Les cibles de M. Icahn sont parmi les plus grandes sociétés, dont Apple, qu’il incitait récemment à racheter de ses actions, afin d’en faire grimper le prix.

L’activisme de Carl Icahn est spectaculaire et visible, mais il n’est que la pointe de l’iceberg. De plus en plus, des actionnaires tentent d’influencer les stratégies et les actions des entreprises.

Pour comprendre ce phénomène, nous avons discuté avec Jean Bédard, titulaire de la Chaire de recherche en gouvernance de sociétés, à l’Université Laval. Nous vous présentons ici ses explications sous forme de six questions, dont les réponses sont un résumé de ses réflexions.

Qu’est-ce que l’activisme ?

C’est un phénomène de plus en plus fréquent, qui est présent aussi au Québec et au Canada. Auparavant, les actionnaires réunis en assemblée ne faisaient que cautionner les décisions du conseil d’administration. Ce n’est plus le cas aujourd’hui : certains actionnaires n’hésitent pas à faire pression sur le conseil et l’entreprise afin d’influencer la stratégie de l’entreprise.

Différents facteurs ont favorisé la montée de l’activisme des actionnaires, notamment les lois qui encadrent toutes les questions de rémunération. Il y a aussi des mouvements de protection des actionnaires, comme le Mouvement d’éducation et de défense des actionnaires (MEDAC).

Ce qui est nouveau, c’est l’importance qu’ont prise les fonds d’investissement spéculatifs (hedge funds).

Qui est derrière ces demandes ?

Il y a ces fonds d’investissement spéculatifs, qui ont pour objectifs de faire de l’argent à court terme, mais il y a aussi d’autres catégories d’investisseurs qui jouent un rôle plus actif comme actionnaires et dont l’objectif est différent. Il y a, par exemple, les fonds d’investissement institutionnels, comme la Caisse de dépôt et placement du Québec, les banques et les caisses de retraite.

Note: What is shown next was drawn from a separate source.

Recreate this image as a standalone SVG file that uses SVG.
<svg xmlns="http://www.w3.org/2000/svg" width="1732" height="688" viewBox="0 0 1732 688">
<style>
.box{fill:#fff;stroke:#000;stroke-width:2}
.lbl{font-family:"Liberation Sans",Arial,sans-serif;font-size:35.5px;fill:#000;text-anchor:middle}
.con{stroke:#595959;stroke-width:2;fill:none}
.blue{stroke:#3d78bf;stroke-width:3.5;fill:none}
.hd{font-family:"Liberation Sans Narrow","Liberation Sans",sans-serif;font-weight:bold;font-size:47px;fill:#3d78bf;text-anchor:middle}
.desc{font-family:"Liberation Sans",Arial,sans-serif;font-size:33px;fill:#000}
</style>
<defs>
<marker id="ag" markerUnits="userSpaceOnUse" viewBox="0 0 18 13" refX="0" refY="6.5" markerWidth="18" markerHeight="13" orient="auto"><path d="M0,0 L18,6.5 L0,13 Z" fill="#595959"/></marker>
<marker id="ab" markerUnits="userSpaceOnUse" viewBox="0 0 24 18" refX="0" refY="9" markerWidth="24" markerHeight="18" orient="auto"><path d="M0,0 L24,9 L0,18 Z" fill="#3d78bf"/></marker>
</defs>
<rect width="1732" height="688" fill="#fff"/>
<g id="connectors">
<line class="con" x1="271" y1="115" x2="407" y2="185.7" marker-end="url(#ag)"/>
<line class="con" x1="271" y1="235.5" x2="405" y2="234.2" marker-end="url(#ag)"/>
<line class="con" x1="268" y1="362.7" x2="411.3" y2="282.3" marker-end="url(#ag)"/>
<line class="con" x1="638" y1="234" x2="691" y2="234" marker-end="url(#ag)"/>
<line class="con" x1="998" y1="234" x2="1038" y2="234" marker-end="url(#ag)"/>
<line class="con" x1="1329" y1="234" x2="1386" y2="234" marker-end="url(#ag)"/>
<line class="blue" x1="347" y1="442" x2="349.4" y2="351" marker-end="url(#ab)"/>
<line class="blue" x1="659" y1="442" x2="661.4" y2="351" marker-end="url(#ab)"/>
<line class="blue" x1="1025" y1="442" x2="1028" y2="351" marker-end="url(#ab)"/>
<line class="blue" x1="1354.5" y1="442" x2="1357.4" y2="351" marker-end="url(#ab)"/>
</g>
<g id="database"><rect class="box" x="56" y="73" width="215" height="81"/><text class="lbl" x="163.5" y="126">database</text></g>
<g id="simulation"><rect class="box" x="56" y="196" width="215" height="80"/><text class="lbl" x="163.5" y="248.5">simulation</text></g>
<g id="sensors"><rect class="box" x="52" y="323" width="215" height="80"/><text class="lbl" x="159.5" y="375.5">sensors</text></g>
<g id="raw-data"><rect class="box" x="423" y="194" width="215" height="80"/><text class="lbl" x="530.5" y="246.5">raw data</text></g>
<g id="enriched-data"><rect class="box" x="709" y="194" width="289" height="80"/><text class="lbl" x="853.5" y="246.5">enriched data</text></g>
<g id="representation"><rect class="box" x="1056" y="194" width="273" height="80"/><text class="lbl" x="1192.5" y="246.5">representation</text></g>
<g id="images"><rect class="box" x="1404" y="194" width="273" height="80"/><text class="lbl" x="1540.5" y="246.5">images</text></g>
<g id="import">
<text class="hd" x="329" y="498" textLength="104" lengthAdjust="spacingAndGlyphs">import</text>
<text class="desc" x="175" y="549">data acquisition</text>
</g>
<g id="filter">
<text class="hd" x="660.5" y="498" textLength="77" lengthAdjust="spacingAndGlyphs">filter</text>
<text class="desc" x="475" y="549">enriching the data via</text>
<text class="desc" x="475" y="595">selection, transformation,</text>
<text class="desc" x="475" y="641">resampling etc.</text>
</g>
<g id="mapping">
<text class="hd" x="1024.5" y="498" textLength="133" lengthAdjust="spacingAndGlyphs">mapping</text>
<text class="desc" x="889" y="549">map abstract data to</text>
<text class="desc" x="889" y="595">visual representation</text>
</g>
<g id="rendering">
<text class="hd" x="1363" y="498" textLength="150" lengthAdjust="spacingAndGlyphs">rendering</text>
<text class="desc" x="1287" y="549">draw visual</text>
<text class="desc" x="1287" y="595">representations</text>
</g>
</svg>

Bien sûr, il y a les associations comme le MEDAC, qui visent notamment à protéger les intérêts des petits actionnaires.

Quels types de demandes ?

La première catégorie de demandes concerne la gouvernance. Par exemple, on exige qu’un conseil fasse plus de place aux femmes, qu’il limite la rémunération des hauts dirigeants ou que l’on sépare les postes de président du conseil et de PDG.

La deuxième catégorie de demandes vise la stratégie de l’entreprise. Ainsi, certains actionnaires vont demander que l’entreprise verse des dividendes, rachète des actions, modifie sa structure, etc. Ce type de demandes se rend jusqu’à la gestion de l’entreprise.

C’est bon ou non ?

Si certains activistes peuvent avoir l’air de pirates qui veulent prendre le contrôle d’une entreprise, le bilan réel de l’activisme des actionnaires est loin d’être aussi tranché. De toute évidence, celui-ci peut être très positif quand il vise à améliorer la gouvernance d’une société cotée. Il peut cependant être perçu comme négatif si les intérêts à court terme de certains investisseurs briment ceux de la majorité des actionnaires ou sont néfastes pour la pérennité de l’entreprise.

En fin de compte, est-ce positif ou négatif ? La question demeure controversée. Il est évident que les investisseurs activistes vont souvent cibler des entreprises dont la gestion laisse à désirer, ce qui peut mener à une amélioration de l’efficacité.

Mais les objectifs à court terme des fonds spéculatifs sont-ils de nature à favoriser la création de valeur à long terme ? Certaines études suggèrent que c’est le cas alors que d’autres non. Un débat à suivre.

Que faire ?

Une société qui est la cible d’actionnaires activistes réagira souvent en discutant ou en négociant avec ceux-ci. Parfois, leurs demandes pourront être acceptées.

D’autres sociétés vont choisir de lutter contre les « attaques » des activistes. Pour s’en défendre, ils peuvent discuter avec d’autres actionnaires institutionnels importants, afin d’obtenir des appuis.

Dans toutes les situations, le conseil d’administration doit prendre le temps d’analyser la situation et de réaligner sa stratégie au besoin, sans oublier toutes les parties prenantes et les intérêts à long terme de l’entreprise et de ses actionnaires.

Que nous réserve l’avenir ?

L’activisme a le vent dans les voiles. Il faut s’attendre à ce que la législation et la réglementation donnent des armes aux conseils d’administration. Mais il est clair que l’activisme se fera sentir au cours des prochaines années, ici aussi.